Objective →
Lift out each line of the data that holds "React".

Data provided →
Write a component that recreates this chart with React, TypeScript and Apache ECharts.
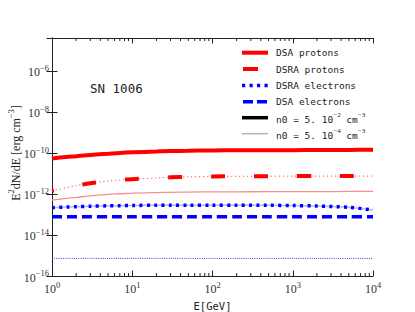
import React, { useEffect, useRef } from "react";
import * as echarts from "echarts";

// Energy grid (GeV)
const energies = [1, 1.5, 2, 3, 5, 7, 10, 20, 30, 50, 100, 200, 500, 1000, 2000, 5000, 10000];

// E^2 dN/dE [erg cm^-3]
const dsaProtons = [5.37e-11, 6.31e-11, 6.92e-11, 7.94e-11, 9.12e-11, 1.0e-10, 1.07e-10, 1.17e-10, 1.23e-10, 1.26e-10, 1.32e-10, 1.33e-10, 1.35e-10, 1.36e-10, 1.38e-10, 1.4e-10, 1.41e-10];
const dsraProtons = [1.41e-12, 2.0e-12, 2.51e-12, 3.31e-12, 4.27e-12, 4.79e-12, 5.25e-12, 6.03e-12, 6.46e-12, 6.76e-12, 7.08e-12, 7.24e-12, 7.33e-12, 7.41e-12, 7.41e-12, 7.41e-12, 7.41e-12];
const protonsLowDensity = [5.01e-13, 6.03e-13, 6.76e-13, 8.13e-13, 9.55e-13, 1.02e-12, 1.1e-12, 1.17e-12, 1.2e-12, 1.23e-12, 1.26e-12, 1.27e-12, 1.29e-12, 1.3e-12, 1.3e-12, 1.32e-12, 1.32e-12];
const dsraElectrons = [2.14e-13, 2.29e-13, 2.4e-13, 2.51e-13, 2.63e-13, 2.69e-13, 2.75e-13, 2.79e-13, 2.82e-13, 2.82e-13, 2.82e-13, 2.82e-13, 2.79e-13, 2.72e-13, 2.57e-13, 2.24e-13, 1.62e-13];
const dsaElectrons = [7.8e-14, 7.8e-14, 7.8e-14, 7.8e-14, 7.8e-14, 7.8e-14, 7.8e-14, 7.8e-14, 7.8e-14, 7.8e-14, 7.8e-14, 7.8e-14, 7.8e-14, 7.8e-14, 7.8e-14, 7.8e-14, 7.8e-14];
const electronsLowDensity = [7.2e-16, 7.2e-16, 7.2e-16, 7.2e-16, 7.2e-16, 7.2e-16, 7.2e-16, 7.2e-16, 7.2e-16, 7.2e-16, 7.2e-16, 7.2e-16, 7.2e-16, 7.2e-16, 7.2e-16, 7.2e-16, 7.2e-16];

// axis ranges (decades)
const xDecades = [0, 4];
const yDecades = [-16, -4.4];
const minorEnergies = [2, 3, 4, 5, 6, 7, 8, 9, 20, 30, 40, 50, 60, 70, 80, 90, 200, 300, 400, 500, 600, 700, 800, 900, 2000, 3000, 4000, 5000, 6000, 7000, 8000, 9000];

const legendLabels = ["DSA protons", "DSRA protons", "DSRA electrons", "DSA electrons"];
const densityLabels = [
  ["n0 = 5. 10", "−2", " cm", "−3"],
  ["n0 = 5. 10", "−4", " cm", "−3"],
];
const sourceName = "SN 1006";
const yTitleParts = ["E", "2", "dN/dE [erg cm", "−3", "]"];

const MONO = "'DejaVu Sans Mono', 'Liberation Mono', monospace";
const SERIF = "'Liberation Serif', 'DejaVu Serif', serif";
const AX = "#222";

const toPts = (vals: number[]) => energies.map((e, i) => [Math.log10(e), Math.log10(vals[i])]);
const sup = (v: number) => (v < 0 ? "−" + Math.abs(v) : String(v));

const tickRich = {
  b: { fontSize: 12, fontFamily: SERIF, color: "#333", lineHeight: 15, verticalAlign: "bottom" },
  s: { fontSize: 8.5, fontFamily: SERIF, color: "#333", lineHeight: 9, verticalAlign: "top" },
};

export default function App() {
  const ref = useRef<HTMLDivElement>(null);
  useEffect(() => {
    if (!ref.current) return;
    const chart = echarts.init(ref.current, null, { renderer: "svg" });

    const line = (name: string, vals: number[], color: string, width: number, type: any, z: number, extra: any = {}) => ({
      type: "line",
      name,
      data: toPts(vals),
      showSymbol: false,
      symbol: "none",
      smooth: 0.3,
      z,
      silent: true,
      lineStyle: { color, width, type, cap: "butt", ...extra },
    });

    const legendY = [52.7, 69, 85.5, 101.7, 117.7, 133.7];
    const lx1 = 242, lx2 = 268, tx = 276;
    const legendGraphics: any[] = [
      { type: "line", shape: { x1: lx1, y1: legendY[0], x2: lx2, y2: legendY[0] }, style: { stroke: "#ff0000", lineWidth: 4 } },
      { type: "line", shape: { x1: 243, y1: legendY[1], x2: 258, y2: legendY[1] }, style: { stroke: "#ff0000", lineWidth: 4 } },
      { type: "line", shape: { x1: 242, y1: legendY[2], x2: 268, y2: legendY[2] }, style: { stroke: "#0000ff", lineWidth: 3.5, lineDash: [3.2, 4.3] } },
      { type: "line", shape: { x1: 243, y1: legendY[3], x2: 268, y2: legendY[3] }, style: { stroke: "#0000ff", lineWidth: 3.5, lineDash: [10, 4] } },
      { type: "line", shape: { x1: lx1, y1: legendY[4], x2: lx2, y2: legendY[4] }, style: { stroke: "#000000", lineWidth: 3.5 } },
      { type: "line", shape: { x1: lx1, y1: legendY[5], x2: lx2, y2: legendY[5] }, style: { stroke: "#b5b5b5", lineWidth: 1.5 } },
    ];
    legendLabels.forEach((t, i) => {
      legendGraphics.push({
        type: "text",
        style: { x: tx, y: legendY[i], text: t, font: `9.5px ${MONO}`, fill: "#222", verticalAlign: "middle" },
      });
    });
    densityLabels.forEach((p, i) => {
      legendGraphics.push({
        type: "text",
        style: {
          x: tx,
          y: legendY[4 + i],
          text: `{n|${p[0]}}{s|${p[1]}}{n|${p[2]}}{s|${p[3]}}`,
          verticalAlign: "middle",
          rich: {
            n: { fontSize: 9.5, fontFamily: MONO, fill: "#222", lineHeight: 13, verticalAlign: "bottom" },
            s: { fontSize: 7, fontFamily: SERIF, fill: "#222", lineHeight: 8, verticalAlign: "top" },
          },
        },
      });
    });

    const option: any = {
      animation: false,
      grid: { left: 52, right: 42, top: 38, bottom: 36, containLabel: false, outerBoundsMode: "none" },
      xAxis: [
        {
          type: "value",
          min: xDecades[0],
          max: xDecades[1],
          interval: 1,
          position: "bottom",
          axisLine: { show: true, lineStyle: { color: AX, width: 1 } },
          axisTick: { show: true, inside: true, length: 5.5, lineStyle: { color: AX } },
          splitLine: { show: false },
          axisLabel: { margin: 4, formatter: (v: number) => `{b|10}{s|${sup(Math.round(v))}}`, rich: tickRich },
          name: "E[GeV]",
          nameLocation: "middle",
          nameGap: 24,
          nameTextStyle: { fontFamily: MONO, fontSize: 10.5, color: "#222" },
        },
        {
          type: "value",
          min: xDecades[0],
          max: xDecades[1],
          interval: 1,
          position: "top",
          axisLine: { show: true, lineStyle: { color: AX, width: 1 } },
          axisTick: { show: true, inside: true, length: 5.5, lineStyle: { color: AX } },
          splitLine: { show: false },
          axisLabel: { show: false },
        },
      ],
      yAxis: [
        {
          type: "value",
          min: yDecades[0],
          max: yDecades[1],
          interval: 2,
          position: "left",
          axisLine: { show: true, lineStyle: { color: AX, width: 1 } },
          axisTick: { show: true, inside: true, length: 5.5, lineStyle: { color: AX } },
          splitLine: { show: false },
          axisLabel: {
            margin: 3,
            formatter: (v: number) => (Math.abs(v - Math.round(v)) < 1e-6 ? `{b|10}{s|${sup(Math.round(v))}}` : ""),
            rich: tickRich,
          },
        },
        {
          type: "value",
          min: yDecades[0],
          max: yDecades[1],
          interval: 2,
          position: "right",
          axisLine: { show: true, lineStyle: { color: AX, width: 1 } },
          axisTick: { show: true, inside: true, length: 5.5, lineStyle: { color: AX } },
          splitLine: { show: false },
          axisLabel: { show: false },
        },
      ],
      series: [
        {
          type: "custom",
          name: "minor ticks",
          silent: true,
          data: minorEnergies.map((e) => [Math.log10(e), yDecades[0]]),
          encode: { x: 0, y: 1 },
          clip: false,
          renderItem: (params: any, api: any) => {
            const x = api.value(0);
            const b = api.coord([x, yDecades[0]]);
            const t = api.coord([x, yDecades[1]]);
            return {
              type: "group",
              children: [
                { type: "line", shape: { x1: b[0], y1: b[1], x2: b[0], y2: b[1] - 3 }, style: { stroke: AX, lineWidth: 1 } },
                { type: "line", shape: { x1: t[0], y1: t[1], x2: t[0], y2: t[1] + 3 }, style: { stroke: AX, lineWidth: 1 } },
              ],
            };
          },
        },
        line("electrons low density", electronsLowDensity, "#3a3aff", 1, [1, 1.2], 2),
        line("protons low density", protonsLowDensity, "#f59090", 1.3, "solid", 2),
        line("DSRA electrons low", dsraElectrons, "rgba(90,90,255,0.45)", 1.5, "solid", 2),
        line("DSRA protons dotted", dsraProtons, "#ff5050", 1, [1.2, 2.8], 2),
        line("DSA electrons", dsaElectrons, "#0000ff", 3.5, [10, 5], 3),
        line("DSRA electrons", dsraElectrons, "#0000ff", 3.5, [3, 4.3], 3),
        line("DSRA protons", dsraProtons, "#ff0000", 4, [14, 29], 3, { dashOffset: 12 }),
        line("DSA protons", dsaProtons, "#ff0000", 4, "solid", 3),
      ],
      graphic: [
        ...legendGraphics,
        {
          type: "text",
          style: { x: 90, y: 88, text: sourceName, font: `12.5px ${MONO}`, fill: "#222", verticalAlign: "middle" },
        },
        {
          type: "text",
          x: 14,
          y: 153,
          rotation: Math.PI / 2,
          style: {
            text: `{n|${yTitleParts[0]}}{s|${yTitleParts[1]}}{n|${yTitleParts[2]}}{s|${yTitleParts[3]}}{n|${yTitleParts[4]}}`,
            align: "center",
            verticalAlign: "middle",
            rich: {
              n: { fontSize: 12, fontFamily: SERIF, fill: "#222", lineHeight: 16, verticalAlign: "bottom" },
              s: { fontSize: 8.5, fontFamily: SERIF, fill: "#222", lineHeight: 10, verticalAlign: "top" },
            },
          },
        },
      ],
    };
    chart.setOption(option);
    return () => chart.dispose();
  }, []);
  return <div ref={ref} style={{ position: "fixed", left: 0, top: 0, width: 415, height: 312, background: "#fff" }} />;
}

Result of the task →
Write a component that recreates this chart with React, TypeScript and Apache ECharts.
import React, { useEffect, useRef } from "react";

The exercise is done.